* Exercise
Starting at the first line of the data, please print exactly those lines through the one that holds "const zbar2 = [0.0, 0.015];", omitting every picture.
══════════════════════════════
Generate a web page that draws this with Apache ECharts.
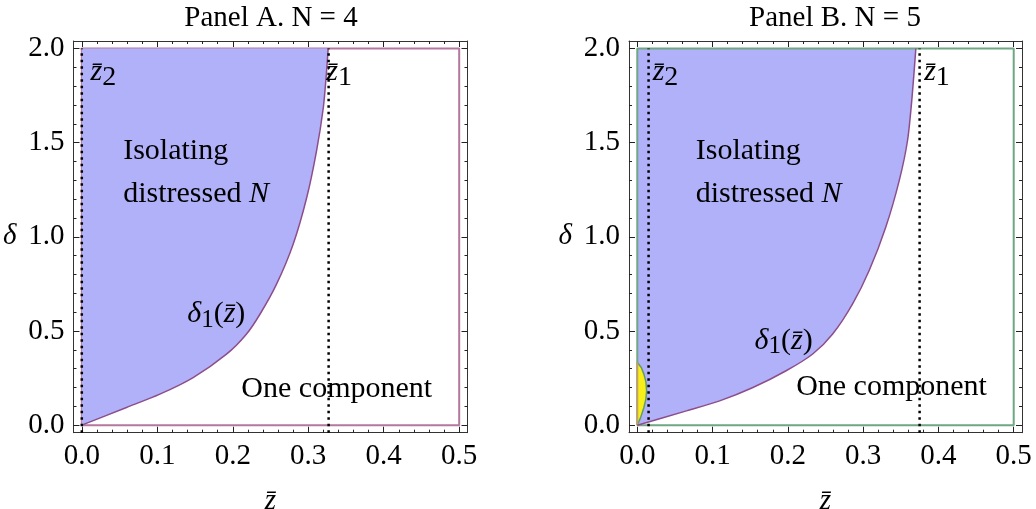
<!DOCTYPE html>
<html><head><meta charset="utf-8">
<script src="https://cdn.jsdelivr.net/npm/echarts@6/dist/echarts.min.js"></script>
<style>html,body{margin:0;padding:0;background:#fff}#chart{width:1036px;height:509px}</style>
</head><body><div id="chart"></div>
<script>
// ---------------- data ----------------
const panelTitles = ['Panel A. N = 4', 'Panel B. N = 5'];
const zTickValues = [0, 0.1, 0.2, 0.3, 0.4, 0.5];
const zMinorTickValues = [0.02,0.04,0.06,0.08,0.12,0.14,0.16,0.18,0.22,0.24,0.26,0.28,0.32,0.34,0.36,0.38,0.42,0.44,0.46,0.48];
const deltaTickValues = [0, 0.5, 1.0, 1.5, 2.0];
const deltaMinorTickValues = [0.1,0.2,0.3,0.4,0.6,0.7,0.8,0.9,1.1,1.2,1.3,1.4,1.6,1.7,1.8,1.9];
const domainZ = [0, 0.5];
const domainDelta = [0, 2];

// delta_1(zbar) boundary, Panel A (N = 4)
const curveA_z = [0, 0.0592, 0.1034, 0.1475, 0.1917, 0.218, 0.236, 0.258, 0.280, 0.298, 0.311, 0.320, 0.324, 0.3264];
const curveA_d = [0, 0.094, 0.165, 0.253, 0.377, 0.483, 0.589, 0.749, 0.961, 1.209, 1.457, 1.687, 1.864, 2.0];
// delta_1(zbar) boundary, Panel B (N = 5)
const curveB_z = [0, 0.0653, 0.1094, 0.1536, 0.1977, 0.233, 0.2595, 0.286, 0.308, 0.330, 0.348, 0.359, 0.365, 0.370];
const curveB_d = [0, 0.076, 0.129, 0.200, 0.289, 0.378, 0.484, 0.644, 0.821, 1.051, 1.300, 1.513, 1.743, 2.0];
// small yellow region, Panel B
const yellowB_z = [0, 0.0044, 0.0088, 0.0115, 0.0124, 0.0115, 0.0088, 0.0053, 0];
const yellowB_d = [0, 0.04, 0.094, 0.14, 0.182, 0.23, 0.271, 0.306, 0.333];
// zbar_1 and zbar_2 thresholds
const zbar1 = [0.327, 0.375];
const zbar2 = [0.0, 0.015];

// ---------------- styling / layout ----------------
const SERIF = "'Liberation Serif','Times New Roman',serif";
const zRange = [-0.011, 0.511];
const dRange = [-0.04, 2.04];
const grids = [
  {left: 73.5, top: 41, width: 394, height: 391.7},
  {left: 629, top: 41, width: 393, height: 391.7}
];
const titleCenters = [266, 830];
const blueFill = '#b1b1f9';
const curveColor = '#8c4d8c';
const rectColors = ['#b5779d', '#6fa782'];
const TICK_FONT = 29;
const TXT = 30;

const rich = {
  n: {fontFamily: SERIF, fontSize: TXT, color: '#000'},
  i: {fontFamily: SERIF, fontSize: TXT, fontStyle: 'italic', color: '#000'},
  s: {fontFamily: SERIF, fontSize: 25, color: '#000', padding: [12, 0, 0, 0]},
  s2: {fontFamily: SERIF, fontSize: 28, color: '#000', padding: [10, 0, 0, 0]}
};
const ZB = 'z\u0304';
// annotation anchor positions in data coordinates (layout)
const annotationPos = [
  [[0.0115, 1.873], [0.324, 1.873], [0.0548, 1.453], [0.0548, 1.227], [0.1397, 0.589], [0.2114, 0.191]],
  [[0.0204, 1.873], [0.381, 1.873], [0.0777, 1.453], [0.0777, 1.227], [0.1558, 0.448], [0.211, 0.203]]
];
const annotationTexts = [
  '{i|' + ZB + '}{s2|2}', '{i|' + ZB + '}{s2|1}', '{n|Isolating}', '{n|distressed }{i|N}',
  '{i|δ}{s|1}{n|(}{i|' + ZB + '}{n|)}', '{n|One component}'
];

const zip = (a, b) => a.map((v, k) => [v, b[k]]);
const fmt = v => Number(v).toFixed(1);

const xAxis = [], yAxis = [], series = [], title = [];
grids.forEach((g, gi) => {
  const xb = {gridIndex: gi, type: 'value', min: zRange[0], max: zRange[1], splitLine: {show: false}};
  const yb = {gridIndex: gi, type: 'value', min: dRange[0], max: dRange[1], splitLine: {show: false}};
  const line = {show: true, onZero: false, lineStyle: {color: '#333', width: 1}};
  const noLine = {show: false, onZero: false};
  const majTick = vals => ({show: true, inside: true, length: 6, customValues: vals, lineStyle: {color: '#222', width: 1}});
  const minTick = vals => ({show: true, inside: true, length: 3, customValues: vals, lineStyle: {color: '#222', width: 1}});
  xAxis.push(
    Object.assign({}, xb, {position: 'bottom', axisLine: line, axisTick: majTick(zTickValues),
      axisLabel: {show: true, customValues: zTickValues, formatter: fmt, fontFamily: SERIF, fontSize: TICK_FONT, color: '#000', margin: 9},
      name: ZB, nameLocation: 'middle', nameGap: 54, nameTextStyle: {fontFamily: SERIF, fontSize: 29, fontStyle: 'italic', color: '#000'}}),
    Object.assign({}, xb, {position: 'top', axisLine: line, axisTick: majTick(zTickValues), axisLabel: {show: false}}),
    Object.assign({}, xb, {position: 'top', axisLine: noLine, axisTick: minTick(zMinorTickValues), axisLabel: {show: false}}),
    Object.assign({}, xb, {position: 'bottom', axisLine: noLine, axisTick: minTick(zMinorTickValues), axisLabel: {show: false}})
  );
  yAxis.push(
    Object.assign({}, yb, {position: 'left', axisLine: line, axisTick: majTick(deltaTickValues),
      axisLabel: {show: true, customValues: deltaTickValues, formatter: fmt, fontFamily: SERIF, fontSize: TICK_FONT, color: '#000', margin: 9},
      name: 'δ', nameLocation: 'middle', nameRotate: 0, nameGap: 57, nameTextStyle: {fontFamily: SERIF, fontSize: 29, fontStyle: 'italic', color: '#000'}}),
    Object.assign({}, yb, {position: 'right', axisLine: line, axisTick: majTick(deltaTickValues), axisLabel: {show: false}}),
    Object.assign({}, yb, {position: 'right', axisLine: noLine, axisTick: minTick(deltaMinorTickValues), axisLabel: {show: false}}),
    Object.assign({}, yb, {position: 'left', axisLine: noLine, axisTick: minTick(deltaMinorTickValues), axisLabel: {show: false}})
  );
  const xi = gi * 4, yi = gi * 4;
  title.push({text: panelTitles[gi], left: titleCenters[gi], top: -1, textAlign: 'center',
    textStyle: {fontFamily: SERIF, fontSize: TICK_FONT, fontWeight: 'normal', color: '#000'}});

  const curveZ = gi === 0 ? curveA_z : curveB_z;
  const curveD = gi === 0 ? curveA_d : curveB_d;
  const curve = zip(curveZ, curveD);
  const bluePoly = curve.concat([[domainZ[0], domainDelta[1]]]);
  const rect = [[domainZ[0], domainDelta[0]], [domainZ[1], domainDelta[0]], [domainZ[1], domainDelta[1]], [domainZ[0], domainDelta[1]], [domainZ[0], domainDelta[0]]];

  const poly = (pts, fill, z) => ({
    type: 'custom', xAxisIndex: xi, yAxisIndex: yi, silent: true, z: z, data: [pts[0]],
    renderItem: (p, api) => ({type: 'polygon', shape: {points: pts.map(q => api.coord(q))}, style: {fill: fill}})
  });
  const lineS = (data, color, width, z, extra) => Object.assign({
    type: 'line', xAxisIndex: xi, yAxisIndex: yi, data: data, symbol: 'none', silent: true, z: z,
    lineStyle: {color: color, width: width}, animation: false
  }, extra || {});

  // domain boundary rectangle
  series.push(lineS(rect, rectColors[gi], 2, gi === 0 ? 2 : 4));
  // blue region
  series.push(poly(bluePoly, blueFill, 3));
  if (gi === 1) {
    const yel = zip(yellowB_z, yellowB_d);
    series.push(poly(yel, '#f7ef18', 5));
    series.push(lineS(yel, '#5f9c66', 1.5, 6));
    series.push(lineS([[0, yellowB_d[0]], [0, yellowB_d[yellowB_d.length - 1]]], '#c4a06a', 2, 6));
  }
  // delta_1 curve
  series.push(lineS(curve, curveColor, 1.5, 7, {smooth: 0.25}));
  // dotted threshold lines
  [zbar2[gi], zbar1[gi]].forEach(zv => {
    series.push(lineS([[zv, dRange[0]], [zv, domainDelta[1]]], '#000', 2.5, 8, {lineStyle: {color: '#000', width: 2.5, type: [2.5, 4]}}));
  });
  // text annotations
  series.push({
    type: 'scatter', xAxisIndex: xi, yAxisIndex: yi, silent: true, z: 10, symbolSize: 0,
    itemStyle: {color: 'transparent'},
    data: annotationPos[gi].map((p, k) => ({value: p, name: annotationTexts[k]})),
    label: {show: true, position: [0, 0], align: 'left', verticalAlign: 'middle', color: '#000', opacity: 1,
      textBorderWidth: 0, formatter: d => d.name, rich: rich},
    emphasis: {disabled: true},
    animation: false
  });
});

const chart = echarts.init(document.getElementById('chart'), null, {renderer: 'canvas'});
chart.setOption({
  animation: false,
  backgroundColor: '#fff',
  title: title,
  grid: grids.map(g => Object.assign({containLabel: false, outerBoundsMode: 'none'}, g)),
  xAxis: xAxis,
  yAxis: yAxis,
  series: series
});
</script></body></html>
══════════════════════════════
* Response to this exercise
Generate a web page that draws this with Apache ECharts.
<!DOCTYPE html>
<html><head><meta charset="utf-8">
<script src="https://cdn.jsdelivr.net/npm/echarts@6/dist/echarts.min.js"></script>
<style>html,body{margin:0;padding:0;background:#fff}#chart{width:1036px;height:509px}</style>
</head><body><div id="chart"></div>
<script>
// ---------------- data ----------------
const panelTitles = ['Panel A. N = 4', 'Panel B. N = 5'];
const zTickValues = [0, 0.1, 0.2, 0.3, 0.4, 0.5];
const zMinorTickValues = [0.02,0.04,0.06,0.08,0.12,0.14,0.16,0.18,0.22,0.24,0.26,0.28,0.32,0.34,0.36,0.38,0.42,0.44,0.46,0.48];
const deltaTickValues = [0, 0.5, 1.0, 1.5, 2.0];
const deltaMinorTickValues = [0.1,0.2,0.3,0.4,0.6,0.7,0.8,0.9,1.1,1.2,1.3,1.4,1.6,1.7,1.8,1.9];
const domainZ = [0, 0.5];
const domainDelta = [0, 2];

// delta_1(zbar) boundary, Panel A (N = 4)
const curveA_z = [0, 0.0592, 0.1034, 0.1475, 0.1917, 0.218, 0.236, 0.258, 0.280, 0.298, 0.311, 0.320, 0.324, 0.3264];
const curveA_d = [0, 0.094, 0.165, 0.253, 0.377, 0.483, 0.589, 0.749, 0.961, 1.209, 1.457, 1.687, 1.864, 2.0];
// delta_1(zbar) boundary, Panel B (N = 5)
const curveB_z = [0, 0.0653, 0.1094, 0.1536, 0.1977, 0.233, 0.2595, 0.286, 0.308, 0.330, 0.348, 0.359, 0.365, 0.370];
const curveB_d = [0, 0.076, 0.129, 0.200, 0.289, 0.378, 0.484, 0.644, 0.821, 1.051, 1.300, 1.513, 1.743, 2.0];
// small yellow region, Panel B
const yellowB_z = [0, 0.0044, 0.0088, 0.0115, 0.0124, 0.0115, 0.0088, 0.0053, 0];
const yellowB_d = [0, 0.04, 0.094, 0.14, 0.182, 0.23, 0.271, 0.306, 0.333];
// zbar_1 and zbar_2 thresholds
const zbar1 = [0.327, 0.375];
const zbar2 = [0.0, 0.015];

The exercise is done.